** begin STORED DATA **

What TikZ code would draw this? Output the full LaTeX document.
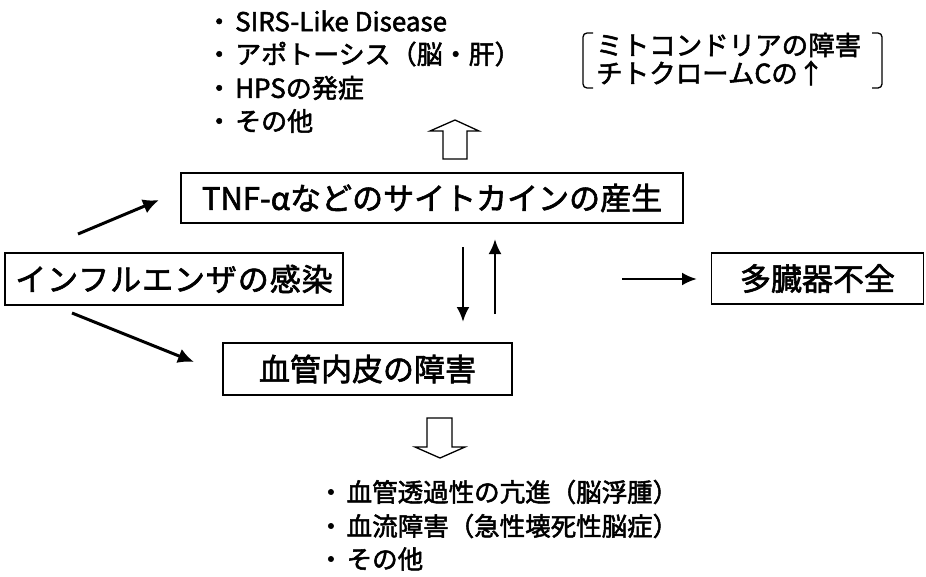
\documentclass[tikz,border=0pt]{standalone}
\usepackage{fontspec}
\setmainfont{Noto Sans CJK JP}[FakeBold=2]
\usetikzlibrary{arrows.meta}
\tikzset{
  boxnode/.style={draw, line width=1.3pt, inner sep=0pt, minimum width=#1, font=\fontsize{31}{36}\selectfont},
  listline/.style={anchor=west, inner sep=0pt, font=\fontsize{26}{30}\selectfont},
  botline/.style={anchor=west, inner sep=0pt, font=\fontsize{25.5}{30}\selectfont},
  solidarrow/.style={line width=3pt, -{Latex[length=16pt,width=15pt]}},
  vertarrow/.style={line width=2.6pt, -{Latex[length=15pt,width=13pt]}},
  hollow/.style={draw, line width=1.3pt, fill=white, line join=miter},
  bracketline/.style={line width=1.3pt, rounded corners=4pt}
}
\begin{document}
\begin{tikzpicture}[x=1pt, y=-1pt]
\useasboundingbox[fill=white] (0,0) rectangle (926,576);

% boxes
\node[boxnode=502pt, minimum height=50pt] (tnf) at (432,198) {TNF-αなどのサイトカインの産生};
\node[boxnode=338pt, minimum height=52pt, font=\fontsize{31}{36}\selectfont\addfontfeature{LetterSpace=3}] (inf) at (174,279) {インフルエンザの感染};
\node[boxnode=289pt, minimum height=52pt] (ves) at (367.5,369) {血管内皮の障害};
\node[boxnode=212pt, minimum height=51pt] (mof) at (817.5,278.5) {多臓器不全};

% top list
\node[listline] (t1) at (206,21) {・\kern3pt SIRS-Like Disease};
\node[listline] (t2) at (206,54) {・\kern3pt アポトーシス（脳・肝）};
\node[listline] (t3) at (206,88) {・\kern3pt HPSの発症};
\node[listline] (t4) at (206,121) {・\kern3pt その他};

% bracket note
\node[listline, font=\fontsize{26.5}{30}\selectfont] (m1) at (596,45) {ミトコンドリアの障害};
\node[listline, font=\fontsize{26.5}{30}\selectfont] (m2) at (596,73) {チトクロームCの↑};
\draw[bracketline] (593,33) -- (583,33) -- (583,88) -- (593,88);
\draw[bracketline] (872,33) -- (882,33) -- (882,88) -- (872,88);

% bottom list
\node[botline] (b1) at (318,492) {・\kern3pt 血管透過性の亢進（脳浮腫）};
\node[botline] (b2) at (318,526) {・\kern3pt 血流障害（急性壊死性脳症）};
\node[botline] (b3) at (318,559) {・\kern3pt その他};

% arrow end coordinates
\coordinate (a1s) at (78,234);
\coordinate (a1e) at (159,200);
\coordinate (a2s) at (72,313);
\coordinate (a2e) at (194,362);
\coordinate (a3s) at (463,247);
\coordinate (a3e) at (463,322);
\coordinate (a4s) at (495,314);
\coordinate (a4e) at (495,239);
\coordinate (a5s) at (622,279);
\coordinate (a5e) at (697,279);

\draw[solidarrow] (a1s) -- (a1e);
\draw[solidarrow] (a2s) -- (a2e);
\draw[vertarrow] (a3s) -- (a3e);
\draw[vertarrow] (a4s) -- (a4e);
\draw[vertarrow] (a5s) -- (a5e);

% hollow arrows
\draw[hollow] (443,159) -- (443,131) -- (430,131) -- (455,120) -- (479,131) -- (467,131) -- (467,159) -- cycle;
\draw[hollow] (427,418) -- (427,447) -- (415,447) -- (440,458) -- (465,447) -- (452,447) -- (452,418) -- cycle;
\end{tikzpicture}
\end{document}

** end STORED DATA **

> **TASK DIRECTIONS**
Write out the full listing verbatim, excluding its pictures.

> **SOLVED EXERCISE**
What TikZ code would draw this? Output the full LaTeX document.
\documentclass[tikz,border=0pt]{standalone}
\usepackage{fontspec}
\setmainfont{Noto Sans CJK JP}[FakeBold=2]
\usetikzlibrary{arrows.meta}
\tikzset{
  boxnode/.style={draw, line width=1.3pt, inner sep=0pt, minimum width=#1, font=\fontsize{31}{36}\selectfont},
  listline/.style={anchor=west, inner sep=0pt, font=\fontsize{26}{30}\selectfont},
  botline/.style={anchor=west, inner sep=0pt, font=\fontsize{25.5}{30}\selectfont},
  solidarrow/.style={line width=3pt, -{Latex[length=16pt,width=15pt]}},
  vertarrow/.style={line width=2.6pt, -{Latex[length=15pt,width=13pt]}},
  hollow/.style={draw, line width=1.3pt, fill=white, line join=miter},
  bracketline/.style={line width=1.3pt, rounded corners=4pt}
}
\begin{document}
\begin{tikzpicture}[x=1pt, y=-1pt]
\useasboundingbox[fill=white] (0,0) rectangle (926,576);

% boxes
\node[boxnode=502pt, minimum height=50pt] (tnf) at (432,198) {TNF-αなどのサイトカインの産生};
\node[boxnode=338pt, minimum height=52pt, font=\fontsize{31}{36}\selectfont\addfontfeature{LetterSpace=3}] (inf) at (174,279) {インフルエンザの感染};
\node[boxnode=289pt, minimum height=52pt] (ves) at (367.5,369) {血管内皮の障害};
\node[boxnode=212pt, minimum height=51pt] (mof) at (817.5,278.5) {多臓器不全};

% top list
\node[listline] (t1) at (206,21) {・\kern3pt SIRS-Like Disease};
\node[listline] (t2) at (206,54) {・\kern3pt アポトーシス（脳・肝）};
\node[listline] (t3) at (206,88) {・\kern3pt HPSの発症};
\node[listline] (t4) at (206,121) {・\kern3pt その他};

% bracket note
\node[listline, font=\fontsize{26.5}{30}\selectfont] (m1) at (596,45) {ミトコンドリアの障害};
\node[listline, font=\fontsize{26.5}{30}\selectfont] (m2) at (596,73) {チトクロームCの↑};
\draw[bracketline] (593,33) -- (583,33) -- (583,88) -- (593,88);
\draw[bracketline] (872,33) -- (882,33) -- (882,88) -- (872,88);

% bottom list
\node[botline] (b1) at (318,492) {・\kern3pt 血管透過性の亢進（脳浮腫）};
\node[botline] (b2) at (318,526) {・\kern3pt 血流障害（急性壊死性脳症）};
\node[botline] (b3) at (318,559) {・\kern3pt その他};

% arrow end coordinates
\coordinate (a1s) at (78,234);
\coordinate (a1e) at (159,200);
\coordinate (a2s) at (72,313);
\coordinate (a2e) at (194,362);
\coordinate (a3s) at (463,247);
\coordinate (a3e) at (463,322);
\coordinate (a4s) at (495,314);
\coordinate (a4e) at (495,239);
\coordinate (a5s) at (622,279);
\coordinate (a5e) at (697,279);

\draw[solidarrow] (a1s) -- (a1e);
\draw[solidarrow] (a2s) -- (a2e);
\draw[vertarrow] (a3s) -- (a3e);
\draw[vertarrow] (a4s) -- (a4e);
\draw[vertarrow] (a5s) -- (a5e);

% hollow arrows
\draw[hollow] (443,159) -- (443,131) -- (430,131) -- (455,120) -- (479,131) -- (467,131) -- (467,159) -- cycle;
\draw[hollow] (427,418) -- (427,447) -- (415,447) -- (440,458) -- (465,447) -- (452,447) -- (452,418) -- cycle;
\end{tikzpicture}
\end{document}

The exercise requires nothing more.